Fluid Dymanics offers a very simple, but fairly nice, search engine package which allows a person to index the pages on
their site (or any site) and add a site search to an otherwise static site. The output page is editable, and, though the thing
is reasonably useful it's certainly a throwback to an earlier time - relative to a PHP/MySQL approach. It has a full-featured
administrative back-end in which you enter URLs into a form, thereby indexing them for the search.
One fairly significant problem: this script indexes pages and returns results containing the first few line of the page.
If you've got a menu under your header, for instance, the resulting descriptor - the "first few lines", as indexed by this script -
may contain a lot of meaningless crap. For instance, at the moment, I have a Javascript menu at the top of this page and
the description of the page, as generated by this thing, is basically, a bunch of junk. A site would almost have to be tailored around
this thing - it would be fine to "jazz up" an old, static web site (I suppose).
UPDATE: After all of the above, I've found that you can edit the page description, after it's been indexed, in the admin area.
There's a
working example at the top of this page. Here's a page
that lists other sites which have implemented this search.
A couple of other issues, however. For one thing, if you index a page and have a menu - as on this site - with a lot of common search
terms in the menu, all pages are returned as a match. You'd almost need to make dummy pages that are missing this type of menu, and index those,
to have the thing make sense. Also, if you're indexing pages on a local server they will not be found if the domain is
not listed in the server's hosts file.
A PHP/MySQL approach
I've found two different search engine designs, using PHP and MySQL, that work very well. Each, however, has some limitations.
Adam Khoury
Adam Khoury's design is excellent, but, it doesn't include a "url" column/field and a few other things that I needed.
Of course, he's trying to give people the basics and the thing cannot be expected - in it's purest form - to do everything
that everone might desire. The tutorial and script was great - it was just
a bit incomplete relative to my needs. Note: this script uses a full text search. Also, he offers a script which populates the database
with dummy data. Again, the
basic design is excellent.
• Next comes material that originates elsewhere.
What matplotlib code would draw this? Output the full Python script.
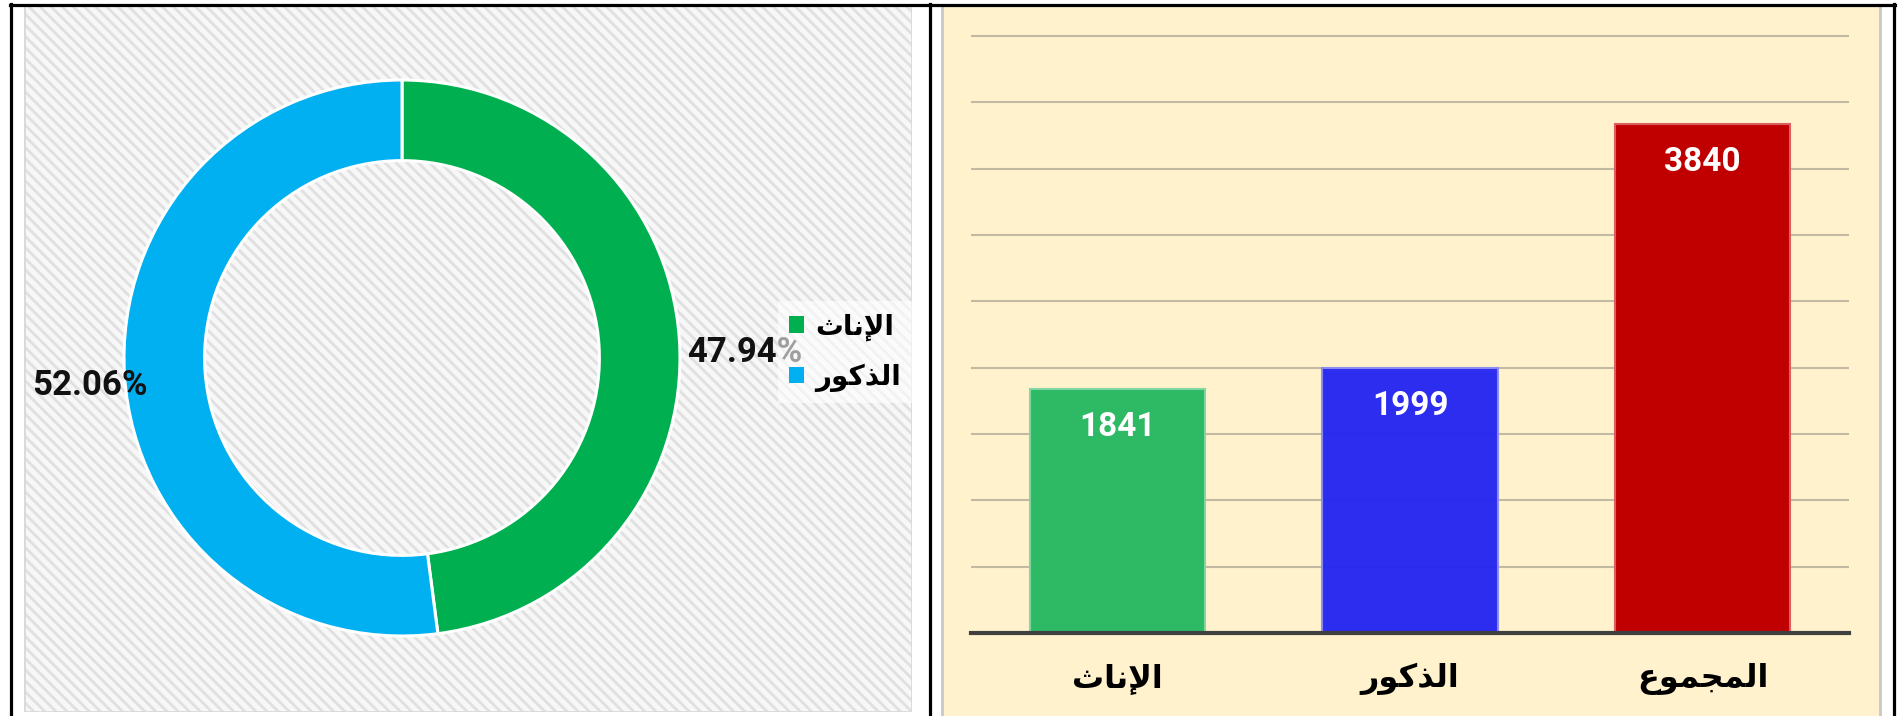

It's simply incomplete in the sense that, as I've said,
it does not return URLs, the output is formatted in a fairly primitive way, and it doesn't address the issue
of populating a database with meaningful information.
Adam Khoury does some of
the best PHP tutorials on the web.... While they're
highly informative and great educational tools, Adam's sense of fun and his low-key approach make them entertaining to watch, as well - which is rare for, well,
goin' to school! I'm sure he's
making some money as a cheif contributor at developphp.com, but, you can tell he really enjoys teaching.
A lot of people, including myself, owe him a debt of gratitude.
Here's a
working example - search for "blah", "bird", or "Disney".
DevShed Tutorial
I found an older tutorial on DevShed and it sort of compliments Adam Khoury's - I'd like to use functions from both to
build my own. It includes a script which reads a URL and populates a database - very much like the Fluid Dynamics CGI script.
The output includes a URL - this script, however, does not include full text searching in it's stock form. You can search for
one word - that's it. Here's a link to the script which reads the URL and shoots data to the database:
working example. Here's the actual search.
Anyway, my short term goal is to construct a full text search engine combining components from both of the PHP/MySQL search
Hybridized Trial
After fiddling around I've got a simple MySQL/PHP search working. I want to add boolean functionality and I need to develop
an input form - I've had some problems getting links inputted properly. Anyway, search "MySQL", or, "optimized", or "Cocker Spaniel"....
NOTE ON ABOVE:
First, this thing helped a lot....if I had any money, I'd buy it: download.
Without boolean functionality a search for "mysql security" (for instance) could find a
match while a similar search - for example a search for "security mysql" would not find a match - and that ain't good.
In other words, without the boolean operator the search words must be in a particular order.
This is based, largely, on Adam Khoury's model, with the output formatted a bit differently..
It's 2 pages, as opposed to one page which posts to itself.
I've got a $rowcount line in the script which, I think, may not do anything....updates at 11.
I've added a line to remove white space from the beginning and ending of entries - if it's
not there, and someone bumps the enter key and adds a couple of space before their entry, all rows
in the table are returned as matches.